While it burns in inaccessible country, all firefighters can do is strengthen containment lines ahead of any major wind shifts.
The section 44 declaration gives the Rural Fire Service the power to enter lands and do whatever is necessary to contain the fire.
This includes backburning and construction of fire breaks and containment lines.
Should winds shift dramatically - as they did on Tuesday when the cold front swept up the coast - the fire has the potential to threaten more homes.
A day after the fire broke out, a north-easterly wind change saw it pushed back to the south-west, towards the Western Distributor Road and remote properties on Currowan Creek.
If the wind changes again it could move in a north easterly direction, again threatening properties in Brooman.
In the worst case scenario it could get into the Budawang Range behind Ulladulla.
The challenge is to prevent the blaze morphing into a monster like so many of the fires that have been ravaging the Mid-North and North coasts.

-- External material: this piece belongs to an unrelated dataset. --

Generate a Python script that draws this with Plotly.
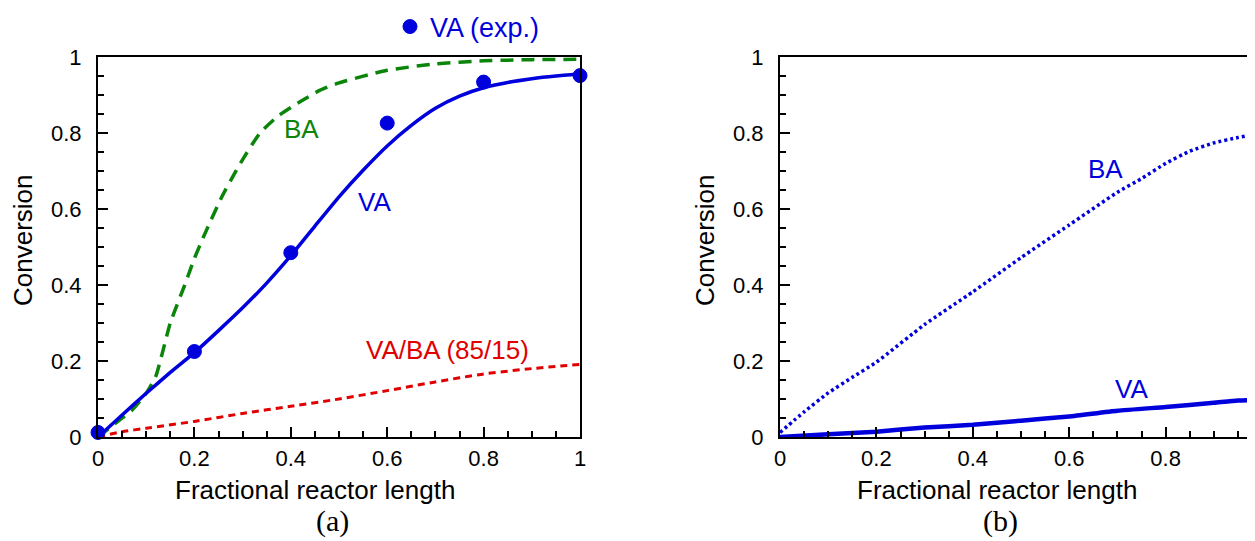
import plotly.graph_objects as go

# ---------------- data: panel (a) ----------------
exp_x = [0, 0.2, 0.4, 0.6, 0.8, 1.0]
exp_va = [0.012, 0.225, 0.485, 0.826, 0.934, 0.951]

va_x = [0, 0.05, 0.1, 0.15, 0.2, 0.25, 0.3, 0.35, 0.4, 0.45, 0.5, 0.55, 0.6, 0.65, 0.7, 0.75, 0.8, 0.85, 0.9, 0.95, 1.0]
va_y = [0.0, 0.058, 0.115, 0.17, 0.222, 0.28, 0.34, 0.405, 0.477, 0.555, 0.632, 0.702, 0.766, 0.82, 0.865, 0.897, 0.919, 0.933, 0.943, 0.95, 0.955]

ba_x = [0, 0.04, 0.07, 0.1, 0.12, 0.15, 0.18, 0.2, 0.22, 0.258, 0.284, 0.3, 0.336, 0.374, 0.42, 0.46, 0.5, 0.6, 0.7, 0.8, 0.9, 1.0]
ba_y = [0.0, 0.04, 0.07, 0.115, 0.16, 0.30, 0.40, 0.47, 0.53, 0.635, 0.695, 0.73, 0.80, 0.845, 0.883, 0.912, 0.932, 0.965, 0.982, 0.99, 0.993, 0.994]

mix_x = [0, 0.05, 0.1, 0.2, 0.3, 0.4, 0.5, 0.6, 0.7, 0.8, 0.9, 1.0]
mix_y = [0.0, 0.014, 0.023, 0.041, 0.062, 0.081, 0.1, 0.122, 0.145, 0.166, 0.18, 0.191]

# ---------------- data: panel (b) ----------------
b_ba_x = [0, 0.05, 0.1, 0.15, 0.2, 0.3, 0.4, 0.5, 0.6, 0.7, 0.75, 0.8, 0.85, 0.9, 0.95, 1.0]
b_ba_y = [0.012, 0.066, 0.116, 0.157, 0.197, 0.296, 0.382, 0.472, 0.558, 0.644, 0.68, 0.72, 0.752, 0.774, 0.788, 0.80]

b_va_x = [0, 0.1, 0.2, 0.3, 0.4, 0.5, 0.6, 0.7, 0.8, 0.9, 0.95, 1.0]
b_va_y = [0.0, 0.007, 0.014, 0.025, 0.032, 0.043, 0.054, 0.069, 0.079, 0.09, 0.096, 0.098]

tick_vals = [0, 0.2, 0.4, 0.6, 0.8, 1]
tick_text = ["0", "0.2", "0.4", "0.6", "0.8", "1"]

BLUE = "#0000dd"
GREEN = "#0a850a"
RED = "#e00000"
FONT = "Liberation Sans, Arial, sans-serif"
SERIF = "Liberation Serif, Times New Roman, serif"

# the page body has an 8px margin, so the figure is drawn 8px in from the window corner
OFF = 8
W, H = 1255 - OFF, 541 - OFF
T = 57 - OFF           # plot top (window px 57)
B = H - (437 - OFF)    # plot bottom at window px 437
PH = H - T - B


def px(wx):
    """window x pixel -> paper x"""
    return (wx - OFF) / W


def py(wy):
    """window y pixel -> paper y"""
    return (H - B - (wy - OFF)) / PH


fig = go.Figure()

# panel (a)
fig.add_trace(go.Scatter(x=ba_x, y=ba_y, mode="lines", line=dict(color=GREEN, width=3.5, dash="13px,8px", shape="spline", smoothing=0.5),
                         showlegend=False, xaxis="x", yaxis="y"))
fig.add_trace(go.Scatter(x=mix_x, y=mix_y, mode="lines", line=dict(color=RED, width=3, dash="7px,5px", shape="spline", smoothing=0.5),
                         showlegend=False, xaxis="x", yaxis="y"))
fig.add_trace(go.Scatter(x=va_x, y=va_y, mode="lines", line=dict(color=BLUE, width=3.5, shape="spline", smoothing=0.5),
                         showlegend=False, xaxis="x", yaxis="y"))
fig.add_trace(go.Scatter(x=exp_x, y=exp_va, mode="markers", name="VA (exp.)",
                         marker=dict(color=BLUE, size=14, line=dict(color=BLUE, width=1)),
                         cliponaxis=False, showlegend=True, xaxis="x", yaxis="y"))

# panel (b)
fig.add_trace(go.Scatter(x=b_ba_x, y=b_ba_y, mode="lines", line=dict(color=BLUE, width=3.5, dash="3px,3px", shape="spline", smoothing=0.5),
                         showlegend=False, xaxis="x2", yaxis="y2"))
fig.add_trace(go.Scatter(x=b_va_x, y=b_va_y, mode="lines", line=dict(color=BLUE, width=4.5, shape="spline", smoothing=0.5),
                         showlegend=False, xaxis="x2", yaxis="y2"))

axis_common = dict(
    showgrid=False, zeroline=False, showline=True, linecolor="black", linewidth=2,
    ticks="inside", ticklen=10, tickwidth=2, tickcolor="black",
    tickvals=tick_vals, ticktext=tick_text, automargin=False,
    tickfont=dict(family=FONT, size=22, color="black"),
    minor=dict(ticks="inside", ticklen=6, tickwidth=2, tickcolor="black", dtick=0.05, showgrid=False),
)

fig.update_layout(
    width=W, height=H,
    margin=dict(l=0, r=0, t=T, b=B, autoexpand=False),
    plot_bgcolor="white", paper_bgcolor="white",
    font=dict(family=FONT, size=22, color="black"),
    showlegend=True,
    legend=dict(x=px(390), xanchor="left", y=py(27), yanchor="middle",
                font=dict(family=FONT, size=27, color=BLUE), bgcolor="rgba(0,0,0,0)",
                itemwidth=30),
    xaxis=dict(axis_common, domain=[px(98), px(580)], range=[0, 1], mirror=True, anchor="y",
               ticklabelstandoff=1),
    yaxis=dict(axis_common, domain=[0, 1], range=[0, 1], mirror=True, anchor="x",
               ticklabelstandoff=10),
    xaxis2=dict(axis_common, domain=[px(780), 1.0], range=[0, (1255 - 780) / 482], mirror=True, anchor="y2",
                ticklabelstandoff=1),
    yaxis2=dict(axis_common, domain=[0, 1], range=[0, 1], mirror=False, anchor="x2",
                ticklabelstandoff=10),
)

# axis titles
for xc in (315, 997):
    fig.add_annotation(x=px(xc), y=py(490), xref="paper", yref="paper", text="Fractional reactor length",
                       xanchor="center", yanchor="middle",
                       showarrow=False, font=dict(family=FONT, size=26, color="black"))
for xc in (23, 705):
    fig.add_annotation(x=px(xc), y=py(240), xref="paper", yref="paper", text="Conversion", textangle=-90,
                       xanchor="center", yanchor="middle",
                       showarrow=False, font=dict(family=FONT, size=26, color="black"))

# curve labels
fig.add_annotation(x=0.423, y=0.81, xref="x", yref="y", text="BA", showarrow=False,
                   font=dict(family=FONT, size=26, color=GREEN))
fig.add_annotation(x=0.573, y=0.618, xref="x", yref="y", text="VA", showarrow=False,
                   font=dict(family=FONT, size=26, color=BLUE))
fig.add_annotation(x=0.726, y=0.229, xref="x", yref="y", text="VA/BA (85/15)", showarrow=False,
                   font=dict(family=FONT, size=26, color=RED))
fig.add_annotation(x=0.676, y=0.705, xref="x2", yref="y2", text="BA", showarrow=False,
                   font=dict(family=FONT, size=26, color=BLUE))
fig.add_annotation(x=0.73, y=0.126, xref="x2", yref="y2", text="VA", showarrow=False,
                   font=dict(family=FONT, size=26, color=BLUE))

# panel captions
for xc, lab in ((332, "(a)"), (1000, "(b)")):
    fig.add_annotation(x=px(xc), y=py(521), xref="paper", yref="paper", text=lab, showarrow=False,
                       xanchor="center", yanchor="middle",
                       font=dict(family=SERIF, size=30, color="black"))

fig.write_html("out.html")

So far this season, we've been relatively lucky in our region.
The series of fires that broke out on Tuesday near Nelligen, Shallow Crossing and finally, the large blaze now known as the Currowan fire, are testing resources in the Eurobodalla and Shoalhaven Shires and smoking out the region.
Taia Campbell's picture sums up the conditions.
The arrival of summer next week means the situation is going to get worse before it gets better.
Our firefighting crews, from whatever agency they represent, will need all the support we can give them.
Far South Coast residents who have had trouble breathing face many more weeks of dust and smoke, with the Bureau of Meteorology's summer outlook predicting drier, warmer conditions than normal on the coast.
The worry is that this extended fire season will become the new normal as it has in California.
We need to steel ourselves for that eventuality.